И если уж говорить о причинах такой жизнестойкости, то не следует забывать: лидерство нашей державы на мировом пушном рынке обеспечивалось, помимо соболиного богатства Сибири, еще и людьми. Мастерством рук охотников, скорняков, художников, продавцов. И, безусловно, загадочностью русской души, по-особому открывшейся в этом ремесле. И не только русской, но и всех других народов, обитающих в Сибири. И прежде всего – ​югорцев, ханты и манси.

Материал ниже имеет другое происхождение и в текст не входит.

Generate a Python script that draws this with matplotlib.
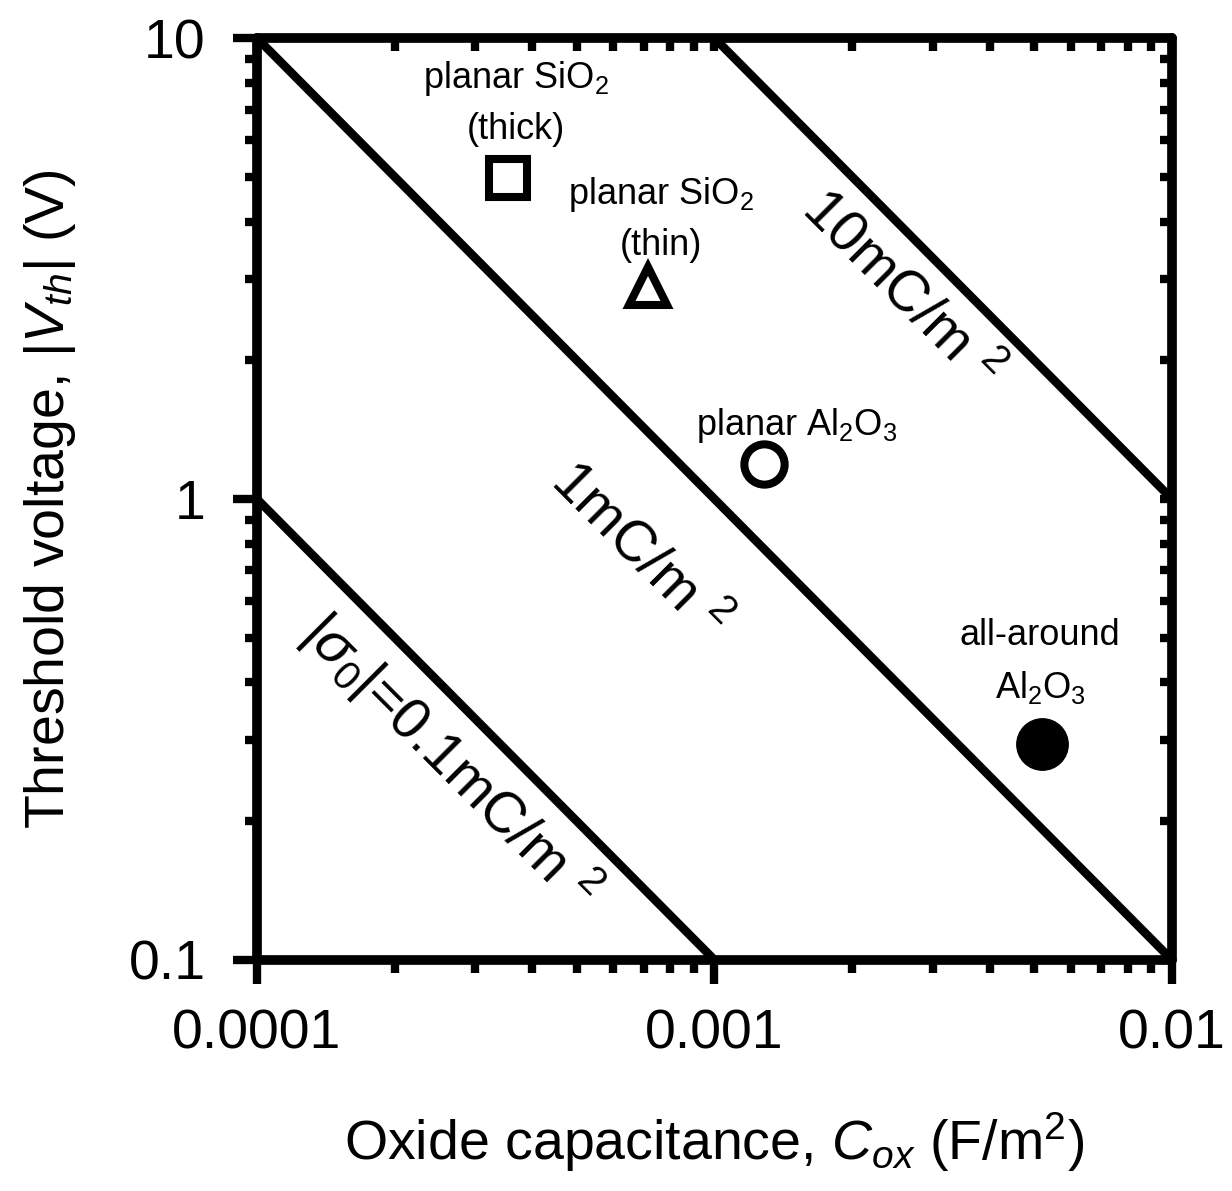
import numpy as np
import matplotlib
matplotlib.use("Agg")
import matplotlib.pyplot as plt

plt.rcParams["font.family"] = ["Liberation Sans", "DejaVu Sans"]
plt.rcParams["mathtext.fontset"] = "custom"
plt.rcParams["mathtext.rm"] = "Liberation Sans"
plt.rcParams["mathtext.it"] = "Liberation Sans:italic"
plt.rcParams["mathtext.sf"] = "Liberation Sans"

# constant-charge lines |sigma0| (C/m^2), V = sigma / Cox
sigmas = [1e-4, 1e-3, 1e-2]
sigma_labels = [r"$|\sigma_0|$=0.1mC/m $^2$", "1mC/m $^2$", "10mC/m $^2$"]
sigma_label_pos = [(2.64e-4, 0.27), (6.8e-4, 0.77), (2.55e-3, 2.84)]

# measured devices
dev_names = ["planar SiO$_2$\n(thick)", "planar SiO$_2$\n(thin)",
             "planar Al$_2$O$_3$", "all-around\nAl$_2$O$_3$"]
dev_cox = [3.54e-4, 7.15e-4, 1.28e-3, 5.2e-3]
dev_vth = [4.98, 2.90, 1.19, 0.294]
dev_label_pos = [(3.68e-4, 7.23), (7.64e-4, 4.05), (1.515e-3, 1.447), (5.15e-3, 0.443)]

xlim = (1e-4, 1e-2)
ylim = (0.1, 10)

fig = plt.figure(figsize=(12.32, 11.91), dpi=100)
ax = fig.add_axes([0.2086, 0.194, 0.7427, 0.774])
ax.set_xscale("log")
ax.set_yscale("log")
ax.set_xlim(*xlim)
ax.set_ylim(*ylim)

cox = np.logspace(-4, -2, 50)
for s, lab, (lx, ly) in zip(sigmas, sigma_labels, sigma_label_pos):
    ax.plot(cox, s / cox, color="black", lw=6.2, solid_capstyle="butt")
    ax.text(lx, ly, lab, rotation=-45, rotation_mode="anchor", ha="center",
            va="center", fontsize=41)

# markers
ax.plot(dev_cox[0], dev_vth[0], "s", ms=28, mfc="white", mec="black", mew=5.8)
ax.plot(dev_cox[1], dev_vth[1], "^", ms=27, mfc="white", mec="black", mew=5.8)
ax.plot(dev_cox[2], dev_vth[2], "o", ms=29, mfc="white", mec="black", mew=5.8)
ax.plot(dev_cox[3], dev_vth[3], "o", ms=37, mfc="black", mec="black", mew=1)

for name, (lx, ly) in zip(dev_names, dev_label_pos):
    ax.text(lx, ly, name, ha="center", va="center", fontsize=26,
            linespacing=1.55, multialignment="center")

for sp in ax.spines.values():
    sp.set_linewidth(7)
    sp.set_capstyle("round")

# bottom / left: ticks outward with labels
ax.tick_params(which="both", direction="out", width=6, labelsize=40)
ax.tick_params(which="major", length=17)
ax.tick_params(which="minor", length=9)
ax.set_xticks([1e-4, 1e-3, 1e-2])
ax.set_xticklabels(["0.0001", "0.001", "0.01"])
ax.set_yticks([0.1, 1, 10])
ax.set_yticklabels(["0.1", "1", "10"])
ax.tick_params(axis="x", pad=18)
ax.tick_params(axis="y", pad=20)

# top / right: ticks inward, no labels
axt = ax.twiny()
axt.set_xscale("log")
axt.set_xlim(*xlim)
axr = ax.twinx()
axr.set_yscale("log")
axr.set_ylim(*ylim)
for a in (axt, axr):
    for sp in a.spines.values():
        sp.set_visible(False)
    a.tick_params(which="both", direction="in", width=6, length=9)
axt.tick_params(which="both", labeltop=False, labelbottom=False, bottom=False, top=True)
axr.tick_params(which="both", labelright=False, labelleft=False, left=False, right=True)

ax.set_xlabel("Oxide capacitance, $C_{ox}$ (F/m$^2$)", fontsize=40, labelpad=36)
ax.set_ylabel("Threshold voltage, |$V_{th}$| (V)", fontsize=40, labelpad=36)

fig.savefig("out.png", dpi=100)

Претерпев за тысячелетнюю историю немало драм и трагедий, связанных с добычей и сбытом пушнины, их души не одичали, а обрели благородство под стать королю мехов – ​соболю. С мужеством, достойным восхищения, они сохранили и продолжают сохранять многовековую традицию перевоплощения мехового сырья в подлинные произведения искусства, чье место сейчас в музеях. Как региональных, так и европейских.

Более чем два века назад М. В. Ломоносов провозгласил, что богатство России будет прирастать Сибирью. Пророчество сбылось. Сегодня на очереди – ​освоение Арктики. Вице-премьер Дмитрий Рогозин уже объявил о начале «арктической индустриализации». Для этого, сказал он, нам потребуется много новой техники, кораблей высокого ледокольного класса и атомных ледоколов. И добавил от себя: полярникам, как никому другому, понадобится настоящая пушнина. Приведет ли этот важнейший стратегический проект к очередному истреблению диких зверюшек в Югре? Не хотелось бы, чтобы ошибки повторялись, и высокий дар природы – ​царственный соболь, шоколад с естественной проседью – ​окончательно поседел от жестокости и алчности новых пушных менял. Как и сами югорские добытчики, великие труженики тайги.

Остается надеяться, возвращение дизайнеров, историков моды и историков к истокам мехового промысла Сибири, как гаранта былого трехсотлетнего благосостояния России, не просто дань моде, а добрый знак. Знак поиска нитей, связующих поколения, которые особенно заметны на самобытных и потому лучших произведениях меховой культуры – ​гордости и достояния нашего Отечества.